╔══

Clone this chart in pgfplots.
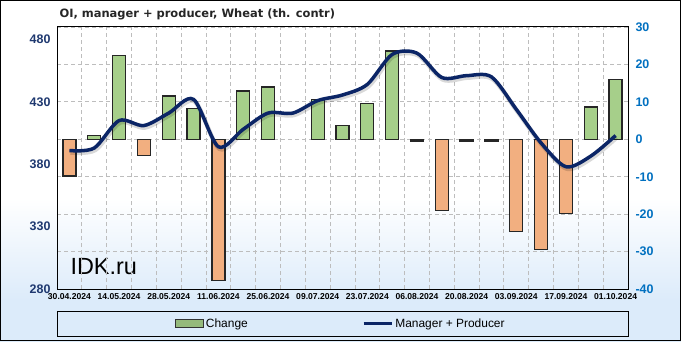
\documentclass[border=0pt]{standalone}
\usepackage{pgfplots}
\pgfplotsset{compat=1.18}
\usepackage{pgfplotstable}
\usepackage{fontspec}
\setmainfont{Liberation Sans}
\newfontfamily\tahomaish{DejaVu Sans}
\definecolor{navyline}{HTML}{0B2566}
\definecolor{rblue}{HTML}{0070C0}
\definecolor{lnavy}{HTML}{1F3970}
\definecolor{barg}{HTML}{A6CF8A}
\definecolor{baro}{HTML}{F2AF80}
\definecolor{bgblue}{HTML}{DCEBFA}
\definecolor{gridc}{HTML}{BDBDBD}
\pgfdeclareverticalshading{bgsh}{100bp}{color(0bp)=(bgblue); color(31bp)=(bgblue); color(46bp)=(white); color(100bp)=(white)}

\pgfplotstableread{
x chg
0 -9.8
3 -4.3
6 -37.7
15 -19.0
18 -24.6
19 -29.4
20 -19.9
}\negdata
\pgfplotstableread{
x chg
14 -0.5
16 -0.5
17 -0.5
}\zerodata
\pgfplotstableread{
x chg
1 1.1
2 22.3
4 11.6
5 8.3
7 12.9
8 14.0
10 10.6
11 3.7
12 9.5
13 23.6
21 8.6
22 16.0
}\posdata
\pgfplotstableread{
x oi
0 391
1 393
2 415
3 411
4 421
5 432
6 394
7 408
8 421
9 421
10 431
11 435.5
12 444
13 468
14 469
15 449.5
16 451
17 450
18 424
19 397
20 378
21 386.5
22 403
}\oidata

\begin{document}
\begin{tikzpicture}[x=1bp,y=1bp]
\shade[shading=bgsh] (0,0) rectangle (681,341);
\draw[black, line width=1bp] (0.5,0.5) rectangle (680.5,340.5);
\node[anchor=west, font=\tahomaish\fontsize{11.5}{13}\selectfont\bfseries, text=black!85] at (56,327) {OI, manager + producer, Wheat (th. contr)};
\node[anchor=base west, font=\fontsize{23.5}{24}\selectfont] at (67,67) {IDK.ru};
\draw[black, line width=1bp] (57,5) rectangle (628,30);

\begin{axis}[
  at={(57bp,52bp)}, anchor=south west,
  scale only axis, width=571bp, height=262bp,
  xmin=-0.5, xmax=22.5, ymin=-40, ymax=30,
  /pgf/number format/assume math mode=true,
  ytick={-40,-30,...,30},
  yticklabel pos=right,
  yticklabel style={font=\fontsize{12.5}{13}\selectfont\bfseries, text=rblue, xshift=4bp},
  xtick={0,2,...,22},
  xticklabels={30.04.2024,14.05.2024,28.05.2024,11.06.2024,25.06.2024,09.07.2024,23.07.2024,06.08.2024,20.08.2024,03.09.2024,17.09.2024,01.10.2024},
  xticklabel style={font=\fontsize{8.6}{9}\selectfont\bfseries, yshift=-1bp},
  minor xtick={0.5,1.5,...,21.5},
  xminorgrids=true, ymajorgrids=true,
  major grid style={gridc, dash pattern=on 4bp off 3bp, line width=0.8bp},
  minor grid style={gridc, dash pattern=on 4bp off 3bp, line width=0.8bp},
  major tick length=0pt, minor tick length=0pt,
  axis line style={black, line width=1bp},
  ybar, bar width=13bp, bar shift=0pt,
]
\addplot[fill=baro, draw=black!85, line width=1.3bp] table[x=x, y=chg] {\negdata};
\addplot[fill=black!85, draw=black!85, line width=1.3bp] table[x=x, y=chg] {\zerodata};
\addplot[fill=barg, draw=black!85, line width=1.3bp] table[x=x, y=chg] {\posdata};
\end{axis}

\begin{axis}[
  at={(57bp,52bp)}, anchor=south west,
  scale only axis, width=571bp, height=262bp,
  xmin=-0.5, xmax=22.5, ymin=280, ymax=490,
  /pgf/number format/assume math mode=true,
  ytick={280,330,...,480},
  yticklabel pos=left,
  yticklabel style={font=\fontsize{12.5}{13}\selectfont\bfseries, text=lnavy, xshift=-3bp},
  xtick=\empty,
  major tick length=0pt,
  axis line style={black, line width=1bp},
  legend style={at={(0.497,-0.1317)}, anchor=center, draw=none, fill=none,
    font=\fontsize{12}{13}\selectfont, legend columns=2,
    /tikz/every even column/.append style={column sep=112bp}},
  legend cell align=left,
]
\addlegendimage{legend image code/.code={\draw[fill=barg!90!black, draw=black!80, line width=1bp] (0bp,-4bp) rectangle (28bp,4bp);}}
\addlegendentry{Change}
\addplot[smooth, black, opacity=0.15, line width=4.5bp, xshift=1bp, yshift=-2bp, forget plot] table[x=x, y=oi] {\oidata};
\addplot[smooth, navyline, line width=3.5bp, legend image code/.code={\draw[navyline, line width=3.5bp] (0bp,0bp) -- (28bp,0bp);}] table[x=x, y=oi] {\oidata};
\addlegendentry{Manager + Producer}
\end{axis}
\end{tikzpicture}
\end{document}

╚══

* _What you have to do_
Copy the listing word for word, excluding its pictures.

* _Result of the exercise_
Clone this chart in pgfplots.
\documentclass[border=0pt]{standalone}
\usepackage{pgfplots}
\pgfplotsset{compat=1.18}
\usepackage{pgfplotstable}
\usepackage{fontspec}
\setmainfont{Liberation Sans}
\newfontfamily\tahomaish{DejaVu Sans}
\definecolor{navyline}{HTML}{0B2566}
\definecolor{rblue}{HTML}{0070C0}
\definecolor{lnavy}{HTML}{1F3970}
\definecolor{barg}{HTML}{A6CF8A}
\definecolor{baro}{HTML}{F2AF80}
\definecolor{bgblue}{HTML}{DCEBFA}
\definecolor{gridc}{HTML}{BDBDBD}
\pgfdeclareverticalshading{bgsh}{100bp}{color(0bp)=(bgblue); color(31bp)=(bgblue); color(46bp)=(white); color(100bp)=(white)}

\pgfplotstableread{
x chg
0 -9.8
3 -4.3
6 -37.7
15 -19.0
18 -24.6
19 -29.4
20 -19.9
}\negdata
\pgfplotstableread{
x chg
14 -0.5
16 -0.5
17 -0.5
}\zerodata
\pgfplotstableread{
x chg
1 1.1
2 22.3
4 11.6
5 8.3
7 12.9
8 14.0
10 10.6
11 3.7
12 9.5
13 23.6
21 8.6
22 16.0
}\posdata
\pgfplotstableread{
x oi
0 391
1 393
2 415
3 411
4 421
5 432
6 394
7 408
8 421
9 421
10 431
11 435.5
12 444
13 468
14 469
15 449.5
16 451
17 450
18 424
19 397
20 378
21 386.5
22 403
}\oidata

\begin{document}
\begin{tikzpicture}[x=1bp,y=1bp]
\shade[shading=bgsh] (0,0) rectangle (681,341);
\draw[black, line width=1bp] (0.5,0.5) rectangle (680.5,340.5);
\node[anchor=west, font=\tahomaish\fontsize{11.5}{13}\selectfont\bfseries, text=black!85] at (56,327) {OI, manager + producer, Wheat (th. contr)};
\node[anchor=base west, font=\fontsize{23.5}{24}\selectfont] at (67,67) {IDK.ru};
\draw[black, line width=1bp] (57,5) rectangle (628,30);

\begin{axis}[
  at={(57bp,52bp)}, anchor=south west,
  scale only axis, width=571bp, height=262bp,
  xmin=-0.5, xmax=22.5, ymin=-40, ymax=30,
  /pgf/number format/assume math mode=true,
  ytick={-40,-30,...,30},
  yticklabel pos=right,
  yticklabel style={font=\fontsize{12.5}{13}\selectfont\bfseries, text=rblue, xshift=4bp},
  xtick={0,2,...,22},
  xticklabels={30.04.2024,14.05.2024,28.05.2024,11.06.2024,25.06.2024,09.07.2024,23.07.2024,06.08.2024,20.08.2024,03.09.2024,17.09.2024,01.10.2024},
  xticklabel style={font=\fontsize{8.6}{9}\selectfont\bfseries, yshift=-1bp},
  minor xtick={0.5,1.5,...,21.5},
  xminorgrids=true, ymajorgrids=true,
  major grid style={gridc, dash pattern=on 4bp off 3bp, line width=0.8bp},
  minor grid style={gridc, dash pattern=on 4bp off 3bp, line width=0.8bp},
  major tick length=0pt, minor tick length=0pt,
  axis line style={black, line width=1bp},
  ybar, bar width=13bp, bar shift=0pt,
]
\addplot[fill=baro, draw=black!85, line width=1.3bp] table[x=x, y=chg] {\negdata};
\addplot[fill=black!85, draw=black!85, line width=1.3bp] table[x=x, y=chg] {\zerodata};
\addplot[fill=barg, draw=black!85, line width=1.3bp] table[x=x, y=chg] {\posdata};
\end{axis}

\begin{axis}[
  at={(57bp,52bp)}, anchor=south west,
  scale only axis, width=571bp, height=262bp,
  xmin=-0.5, xmax=22.5, ymin=280, ymax=490,
  /pgf/number format/assume math mode=true,
  ytick={280,330,...,480},
  yticklabel pos=left,
  yticklabel style={font=\fontsize{12.5}{13}\selectfont\bfseries, text=lnavy, xshift=-3bp},
  xtick=\empty,
  major tick length=0pt,
  axis line style={black, line width=1bp},
  legend style={at={(0.497,-0.1317)}, anchor=center, draw=none, fill=none,
    font=\fontsize{12}{13}\selectfont, legend columns=2,
    /tikz/every even column/.append style={column sep=112bp}},
  legend cell align=left,
]
\addlegendimage{legend image code/.code={\draw[fill=barg!90!black, draw=black!80, line width=1bp] (0bp,-4bp) rectangle (28bp,4bp);}}
\addlegendentry{Change}
\addplot[smooth, black, opacity=0.15, line width=4.5bp, xshift=1bp, yshift=-2bp, forget plot] table[x=x, y=oi] {\oidata};
\addplot[smooth, navyline, line width=3.5bp, legend image code/.code={\draw[navyline, line width=3.5bp] (0bp,0bp) -- (28bp,0bp);}] table[x=x, y=oi] {\oidata};
\addlegendentry{Manager + Producer}
\end{axis}
\end{tikzpicture}
\end{document}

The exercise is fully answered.